Turkey’s Supreme Court of Appeals has refused to a give a green light to the name change request of a pro-Kurdish party on the grounds that its acronym is similar to that of a party that was closed down in 2003, the Cumhuriyet daily reported.
In October, the pro-Kurdish Green Left Party (YSP) renamed itself the Peoples’ Equality and Democracy Party (HEDEP) during a party congress in Ankara at which it also elected new co-chairs.
The party began to use the acronym HEDEP following its congress and notified the Supreme Court of Appeals of its name change.
However, the court has not accepted the HEDEP acronym on the grounds that it is similar to the acronym of the People’s Democracy Party (HADEP), another pro-Kurdish party closed down on terrorism charges and that their names could easily be mixed up.

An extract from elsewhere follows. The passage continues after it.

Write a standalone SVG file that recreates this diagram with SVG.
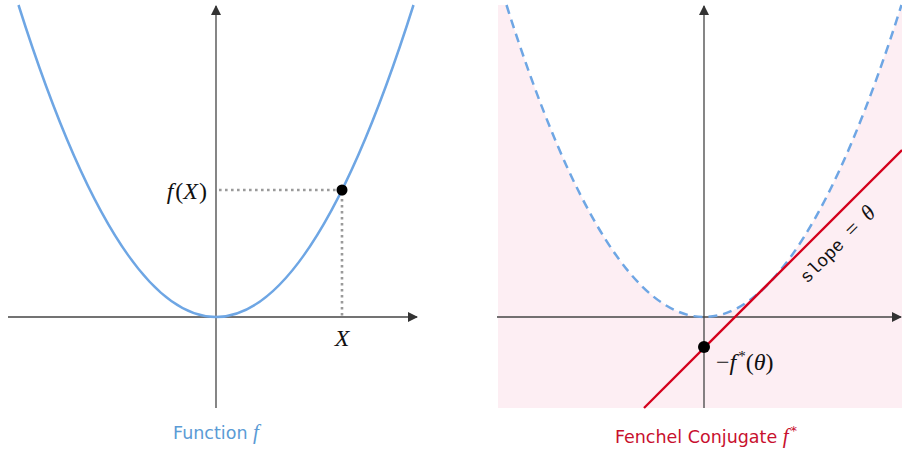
<svg xmlns="http://www.w3.org/2000/svg" width="902" height="450" viewBox="0 0 902 450">
<defs>
<style>
.axis{stroke:#444;stroke-width:1.3;fill:none}
.curve{stroke:#6ea6e4;stroke-width:2.5;fill:none}
.dash{stroke:#6ea6e4;stroke-width:2.5;fill:none;stroke-dasharray:9 6}
.dot{stroke:#9a9a9a;stroke-width:2.6;fill:none;stroke-dasharray:2.6 3.4}
.math{font-family:"Liberation Serif",serif;font-size:24px;fill:#111}
.cap{font-family:"DejaVu Sans","Liberation Sans",sans-serif;font-size:17.5px}
</style>
<marker id="ah" viewBox="0 0 10 10" refX="9" refY="5" markerWidth="10" markerHeight="10" markerUnits="userSpaceOnUse" orient="auto">
<path d="M0,0 L10,5 L0,10 Z" fill="#333"/>
</marker>
</defs>
<rect width="902" height="450" fill="#fff"/>
<g id="left-plot">
<line class="axis" x1="8" y1="317" x2="417" y2="317" marker-end="url(#ah)"/>
<line class="axis" x1="216" y1="408" x2="216" y2="6" marker-end="url(#ah)"/>
<path class="dot" d="M219,190 H342 V317"/>
<path class="curve" d="M18.5,5 Q117.25,317 216,317 Q314.75,317 413.5,5"/>
<circle cx="342" cy="190" r="5.5" fill="#000"/>
<text class="math" x="207" y="199" text-anchor="end"><tspan font-style="italic">f</tspan><tspan dx="2">(</tspan><tspan font-style="italic">X</tspan><tspan dx="1">)</tspan></text>
<text class="math" x="342" y="346" text-anchor="middle" font-style="italic">X</text>
<text class="cap" x="216" y="439" text-anchor="middle" fill="#5b9bd5">Function <tspan font-family="Liberation Serif,serif" font-style="italic" font-size="21">f</tspan></text>
</g>
<g id="right-plot">
<path d="M498,5 L506.5,5 Q605.25,317 704,317 Q802.75,317 901.5,5 L902,5 L902,408 L498,408 Z" fill="#fdeef3"/>
<line class="axis" x1="497" y1="317" x2="901" y2="317" marker-end="url(#ah)"/>
<line class="axis" x1="704" y1="408" x2="704" y2="6" marker-end="url(#ah)"/>
<path class="dash" d="M506.5,5 Q605.25,317 704,317 Q802.75,317 901.5,5"/>
<line x1="644" y1="408" x2="902" y2="150" stroke="#d4001c" stroke-width="2.3"/>
<circle cx="704" cy="347" r="6" fill="#000"/>
<text class="math" x="716" y="370">−<tspan font-style="italic">f</tspan><tspan font-size="15" dx="2" dy="-9">*</tspan><tspan dy="9">(</tspan><tspan font-style="italic">θ</tspan>)</text>
<text transform="translate(842,249) rotate(-45)" text-anchor="middle" font-family="Liberation Mono,monospace" font-size="18" fill="#111">slope <tspan font-family="Liberation Serif,serif" font-size="22">=</tspan> <tspan font-family="Liberation Serif,serif" font-style="italic" font-size="22">θ</tspan></text>
<text class="cap" x="706" y="443" text-anchor="middle" fill="#c8102e">Fenchel Conjugate <tspan font-family="Liberation Serif,serif" font-style="italic" font-size="21">f</tspan><tspan font-size="13" dx="2" dy="-8">*</tspan></text>
</g>
</svg>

The court has told the party to change its acronym. The party is now considering either changing its acronym or filing an objection at the court.
The chief Prosecutor’s Office of the Supreme Court of Appeals is responsible for registering the political parties and monitoring their activities in Turkey.
The pro-Kurdish Peoples’ Democratic Party (HDP) ran in the May elections on the YSP ticket to circumvent the risks that could have emerged from its possible closure ahead of the elections.
The HDP faces a closure case on terrorism charges that is still pending at the Constitutional Court.
The YSP secured 8.8 percent of the vote in the 2023 parliamentary elections, while the HDP won 11.7 percent in 2018.
Pro-Kurdish political parties in Turkey have frequently faced closure on the grounds that they had links to the outlawed Kurdistan Workers’ Party (PKK).
However, they continued their activities under new party names.
The PKK, which has been waging a bloody campaign in Turkey’s southeast since 1984, is listed as a terrorist organization by Turkey and much of the international community.